May 17, 2026Over their more than two decades of working together, Nate Berkus and Lauren Buxbaum Gordon have developed their own design language — a way of communicating (sometimes even finishing each other’s sentences) shaped as much by their long friendship as by their simpatico aesthetic instincts.
“Lauren and I share a rare shorthand,” Berkus says. “It’s a true collaboration that makes our work stronger and more genuine. We’re not just designers — we’re partners, parents and people with full lives. That perspective shapes how we approach every project.”

Now that Berkus is based in Manhattan, Buxbaum Gordon oversees projects from THEIR firm‘s Chicago office, which Berkus founded more than three decades ago, when he was just 24. So when Ann Brady Gorran, a friend of Berkus’s sister, asked for help with the decor of a residence in the latter city’s Lincoln Park neighborhood, Buxbaum Gordon took the lead — but not before conferring with Berkus to get his take. “We have casual sidebars all the time,” she says. “He’ll give creative input, and then off I go.”


In this case, she credits Berkus with an idea that helped set the stylistic direction for the redesign of the home, composed of a pair of 19th-century brick row houses that were combined by previous owners into a single 7,000-square-foot, six-bedroom residence. He suggested adding sleek iron-and-glass doors to divide the living room from the entry and repeating this detail upstairs for the shower enclosure in the primary bath. This contemporary intervention in the historic building proved transformative. “The glass and iron give both an industrial feel and a French vibe,” Buxbaum Gordon says. “It made everything feel a little bit edgier.”

That youthful spark suited the owners perfectly. Brady Gorran is a former fashion-magazine editor who is poised to open a Chicago boutique, Givànne, that she describes as an “in-person, all-year-round gift guide.” She and her husband, Scott, who works in finance, were living in Greenwich Village when, over dinner during a visit to Chicago, they found themselves daydreaming about moving to that city. They would have more space to raise their young son there, and she would be closer to her midwestern family. “What started as dinner conversation turned into house hunting,” Buxbaum Gordon says.

They saw a listing in Lincoln Park and decided to go for it. The former owners had done a major renovation with the help of SPACE Architects + Planners, resulting in a six-bay-wide townhouse with modern amenities and generous proportions. After years of neglect, the Italianate facade had been fully restored, with double-hung windows and a covered porch reconstructed based on clues in the brickwork.

The renovation retained the original two front doors — an architectural quirk the designers had to address in the interior. “One set of doors was in the entry and the other was in the living room,” Buxbaum Gordon says. “I went to Nate and said, ‘What am I going to do with this?’ ” Together, they devised a solution, placing in front of the problematic elements a screen that opened to the living room and concealing them further with curtains.

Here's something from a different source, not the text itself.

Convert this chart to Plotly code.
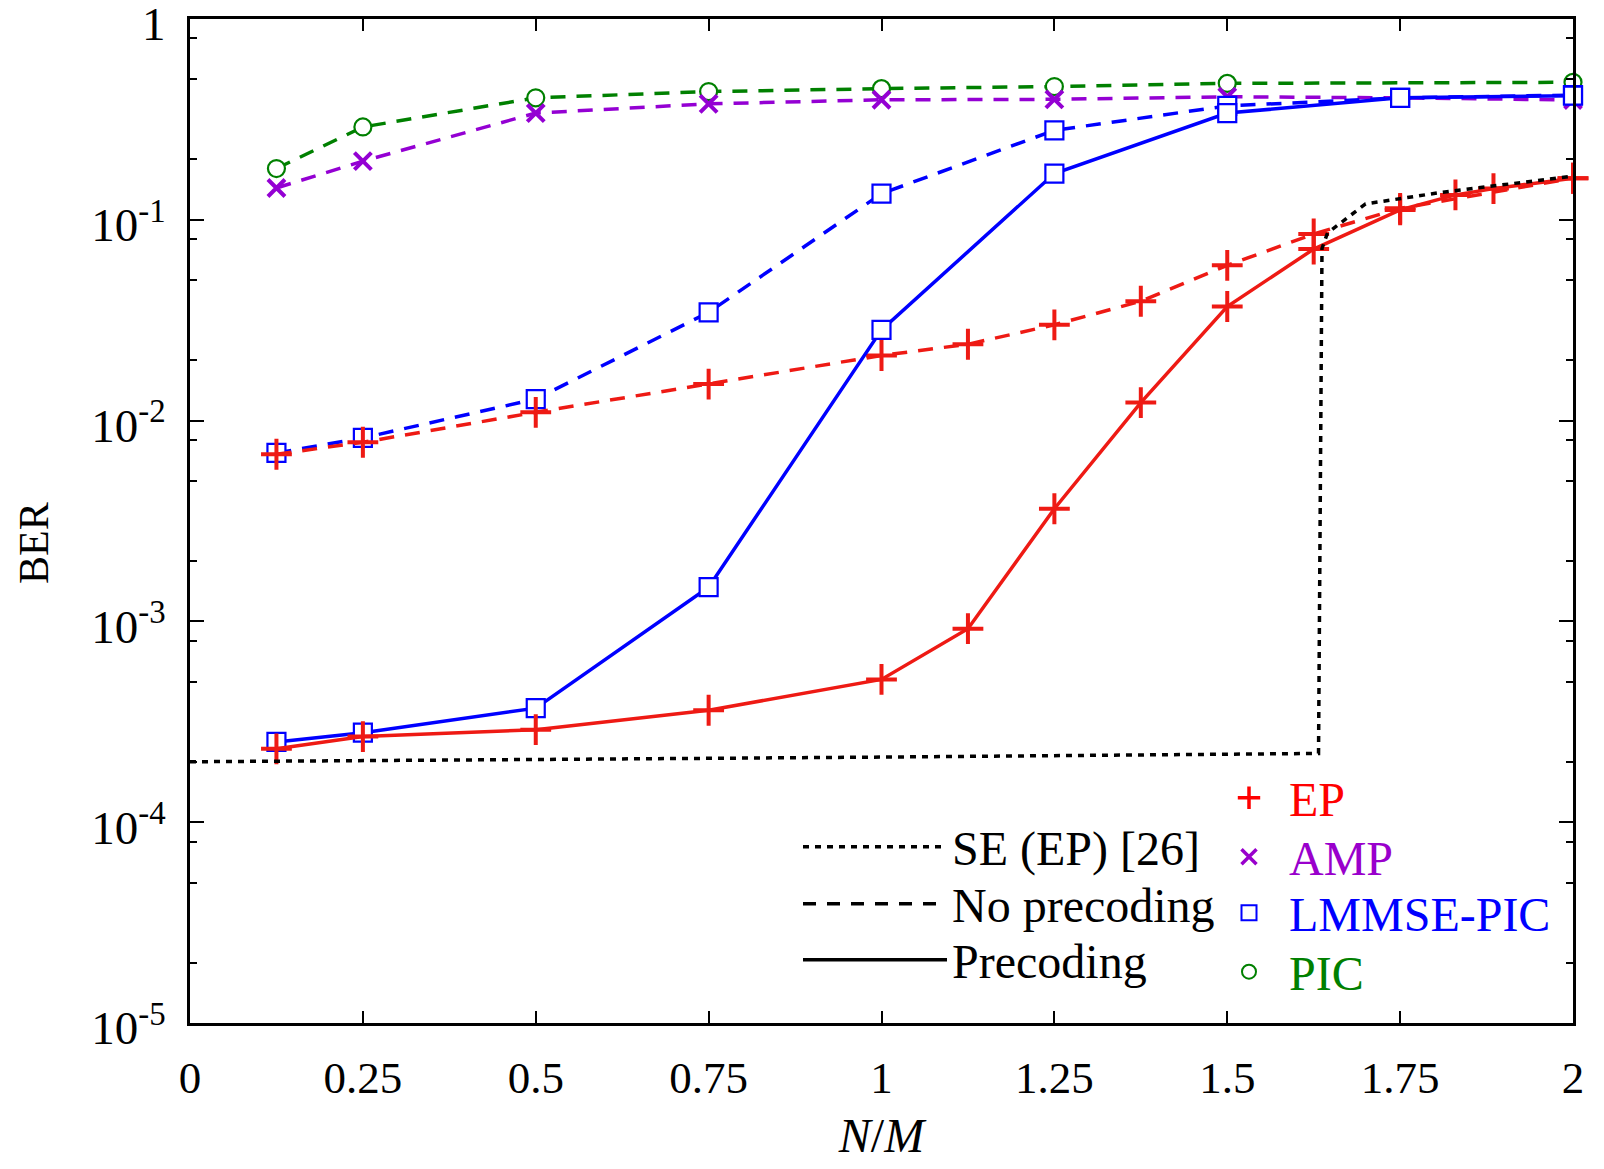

With complete trust in the designers’ instincts, the clients pushed them to be adventurous. One of their first requests was to have a wine lounge in place of a a dining room. “That was a curveball,” says Buxbaum Gordon, who admits waking up at four in the morning thinking about how to pull it off. “I wrestled with it for a while, then all of a sudden, the lightbulb went off.”

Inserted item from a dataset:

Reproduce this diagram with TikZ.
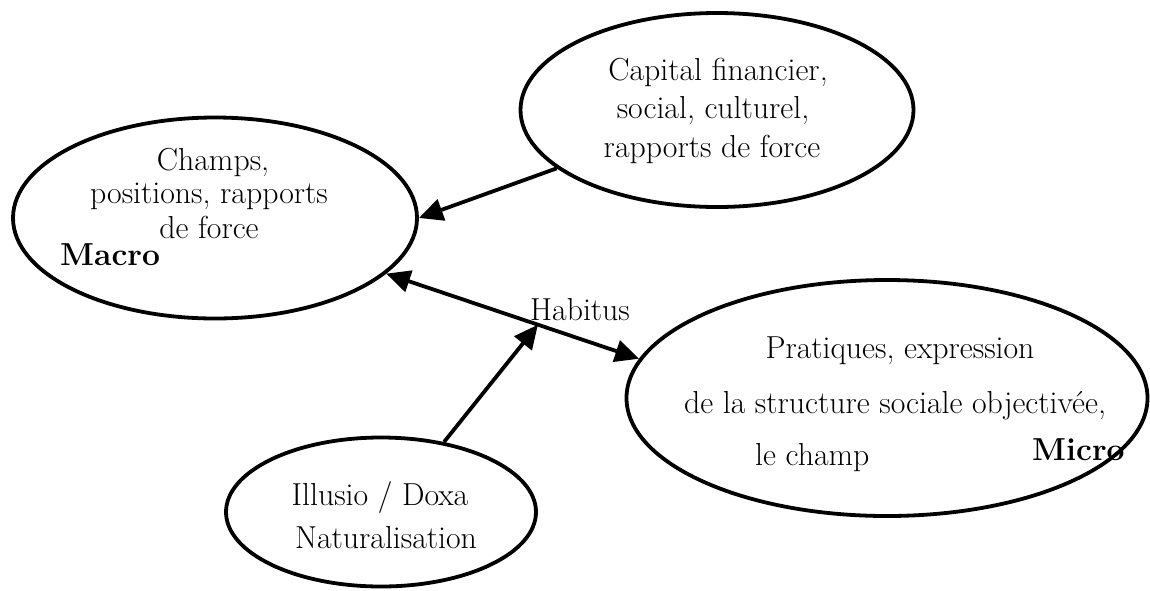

Her fix was to fashion a glamorous space that reads like a sitting room but functions discreetly as a wine bar, with refrigerators hidden behind cerused-oak cabinetry. Furnishings include a wraparound blush-velvet sectional — edged with bouillon fringe and topped with cushions in Dedar tiger velvet — which is a favorite perch for the clients’ young son and his friends by day and an equally compelling hangout for adults at night.

Brady Gorran proved a game client, quickly green-lighting everything from the entry’s orange-and-black checkered tile to the conversion of half of the two-car garage into a home gym. “Nobody in Chicago does that,” Buxbaum Gordon jokes of the latter, noting that the Gorrans are a one-car family, and their home is within walking distance of “a bunch of great restaurants and their child’s school.” Brady Gorran also embraced the designers’ numerous vintage finds, many sourced on 1stDibs, including the living room’s Arturo Pani coffee table, Stilnovo chandelier and Arlus sconces.

Inevitably, a young family ends up spending much of their time in the kitchen. Here, as everywhere in the home, the designers applied their shared aesthetic vocabulary. One thing they always agree on is to choose sustainability wherever possible. “The kitchen had recently been renovated, and we didn’t want to rip things out,” Brady Gorran says.

Still, Brady Gorran needed a bit more style. The designers’ interventions were largely cosmetic — a checkerboard backsplash, green mid-century Italian lanterns over the island and a wall of artisanal plates — but bring maximum personality to the space. “The room had to look like Ann,” Buxbaum Gordon says. “So we put on all the makeup.”